Remember to BREATHE! Sounds silly, but really if you are nervous you tend NOT to breathe regularly which tenses up your body which makes your horse nervouse.

SMILE! Again, might sound silly, but smiling helps you relax; you being relaxed will make your horse relaxed. You might at the first have to keep reminding yourself to smile, but after a while it'll become habit. 

Look up and keep your shoulders back. This is a confidence stance, which with the smile, will help YOU feel confident. 

DON"T compare yourself to the other riders. That's a certain way to make you nervous. Remember, that all riders, even the PROs make mistakes while showing. Just go, do the best you can and have fun.

DON"T dwell on any mistakes you make in the show pen, once you do that everything that follows goes down hill. Just write it off for this show, make a mental note to work on that later, and move on.

All of these are simple sounding things, but are difficult to do if you let your mind get in your way. DON"T LET IT. Be the boss of your thoughts - you CAN do that! Think _*positive*_ thoughts, not negative. If you find yourself thinking negative, correct yourself and turn it into a positive thought.

Get as much pratice before hand as you can. Even if you can't as much as you like, go in and do the best you can. 

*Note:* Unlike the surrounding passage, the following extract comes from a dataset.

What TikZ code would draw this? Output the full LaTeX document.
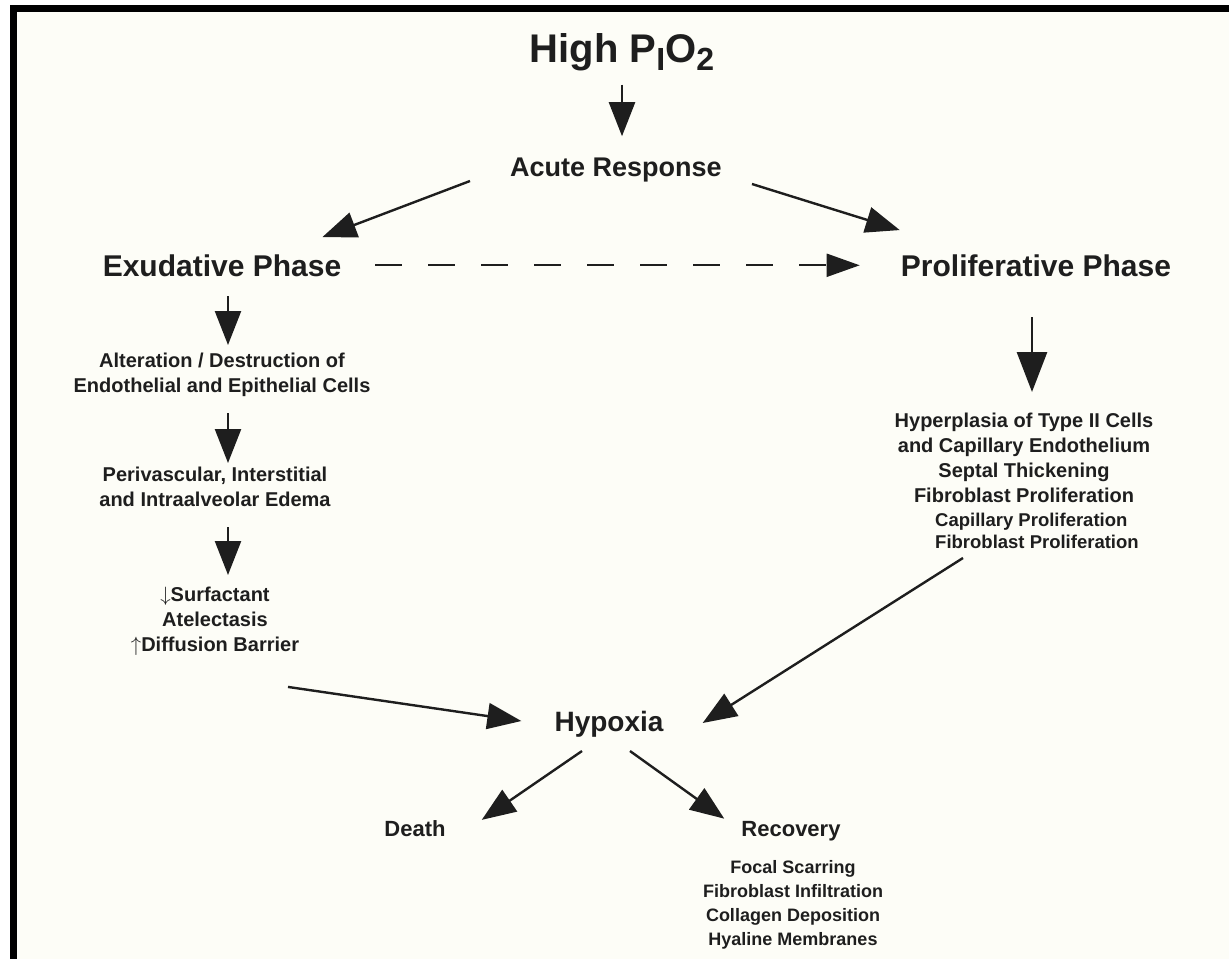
\documentclass[tikz,border=0pt]{standalone}
\usepackage{fontspec}
\setmainfont{Liberation Sans}
\usetikzlibrary{arrows.meta,positioning}
\definecolor{ink}{HTML}{1E1E1E}
\definecolor{paper}{HTML}{FDFDF7}

\begin{document}
\begin{tikzpicture}[x=1pt,y=-1pt,
every node/.style={inner sep=0pt,text=ink,font=\bfseries},
phase/.style={font=\bfseries\fontsize{30}{34}\selectfont},
notes/.style={align=center,font=\bfseries\fontsize{20}{25}\selectfont},
small/.style={align=center,font=\bfseries\fontsize{18}{24}\selectfont},
flow/.style={draw=ink,line width=2.4pt,-{Triangle[length=34pt,width=26pt]}},
dashflow/.style={draw=ink,line width=2pt,dash pattern=on 27pt off 26pt,-{Triangle[length=33pt,width=23pt]}}]
\useasboundingbox (0,0) rectangle (1229,959);
\fill[paper] (10,5) rectangle (1229,959);
\fill[black] (10,5) rectangle (1229,12);
\fill[black] (10,5) rectangle (17,959);
\coordinate (lcol) at (228,0);
\coordinate (rcol) at (1032,0);
\node[anchor=base,font=\bfseries\fontsize{40}{44}\selectfont] (high) at (622,62) {High P\raisebox{-8pt}{\fontsize{32}{32}\selectfont I}O\raisebox{-8pt}{\fontsize{32}{32}\selectfont 2}};
\node[phase,anchor=base,font=\bfseries\fontsize{27}{32}\selectfont] (acute) at (616,176) {Acute Response};
\node[phase,anchor=base] (exud) at (222,276) {Exudative Phase};
\node[phase,anchor=base] (prolif) at (1036,276) {Proliferative Phase};
\node[notes,anchor=north] (alter) at (222,353) {Alteration / Destruction of\\Endothelial and Epithelial Cells};
\node[notes,anchor=north] (periv) at (215,467) {Perivascular, Interstitial\\and Intraalveolar Edema};
\node[notes,anchor=north] (surf) at (215,587) {$\downarrow$Surfactant\\Atelectasis\\$\uparrow$Diffusion Barrier};
\node[notes,anchor=north] (hyper) at (1024,413) {Hyperplasia of Type II Cells\\and Capillary Endothelium\\Septal Thickening\\Fibroblast Proliferation};
\node[small,align=left,anchor=north west,font=\bfseries\fontsize{18.5}{22}\selectfont] (capil) at (935,513) {Capillary Proliferation\\Fibroblast Proliferation};
\node[phase,anchor=base,font=\bfseries\fontsize{28}{32}\selectfont] (hyp) at (609,731) {Hypoxia};
\node[anchor=base,font=\bfseries\fontsize{22}{26}\selectfont] (death) at (415,836) {Death};
\node[anchor=base,font=\bfseries\fontsize{22}{26}\selectfont] (recov) at (791,836) {Recovery};
\node[small,anchor=north] (scar) at (793,860) {Focal Scarring\\Fibroblast Infiltration\\Collagen Deposition\\Hyaline Membranes};
\draw[flow,shorten <=14pt,shorten >=21pt] (high.south) -- (high.south |- acute.north);
\draw[flow] ([shift={(-40,5)}]acute.base west) -- ([shift={(-19,-17)}]exud.north east);
\draw[flow] ([shift={(30,8)}]acute.base east) -- ([shift={(-1,-24)}]prolif.north west);
\draw[dashflow,shorten <=34pt,shorten >=41pt] (exud.east) -- (exud.east -| prolif.west);
\draw[flow,shorten <=20pt,shorten >=8pt] (exud.south -| lcol) -- (alter.north -| lcol);
\draw[flow,shorten <=16pt,shorten >=4pt] (alter.south -| lcol) -- (periv.north -| lcol);
\draw[flow,shorten <=20pt,shorten >=12pt] (periv.south -| lcol) -- (surf.north -| lcol);
\draw[flow,line width=2.8pt,-{Triangle[length=40pt,width=30pt]},shorten <=41pt,shorten >=21pt] (prolif.south -| rcol) -- (hyper.north -| rcol);
\draw[flow] ([shift={(73,31)}]surf.south) -- ([shift={(-33,-10)}]hyp.base west);
\draw[flow] ([shift={(28,9)}]capil.south west) -- ([shift={(39,-8)}]hyp.base east);
\draw[flow] ([shift={(-27,14)}]hyp.south) -- ([shift={(36,0)}]death.north east);
\draw[flow] ([shift={(21,14)}]hyp.south) -- ([shift={(-17,-2)}]recov.north west);
\end{tikzpicture}
\end{document}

Some articles that may help you:

Increase Your Show Ring Confidence – America’s Horse Daily

5 Things Confident Riders Do - Horse Collaborative

Show Nerves: Fixing the Fear Factor

TONS more out there if you google (I did "horse show fears").

I've followed Barbra Schulte for my confidence issues. She is a cutting trainer who also does personal performance training. She has a blog at Personal Performance | Personal Performance Coach for all riders | Cutting Horse Trainer and Educator | Author, Speaker, Clinician for that. I got her book, called The Gift which helped me tremendously.

Good luck - you CAN do it!!


----------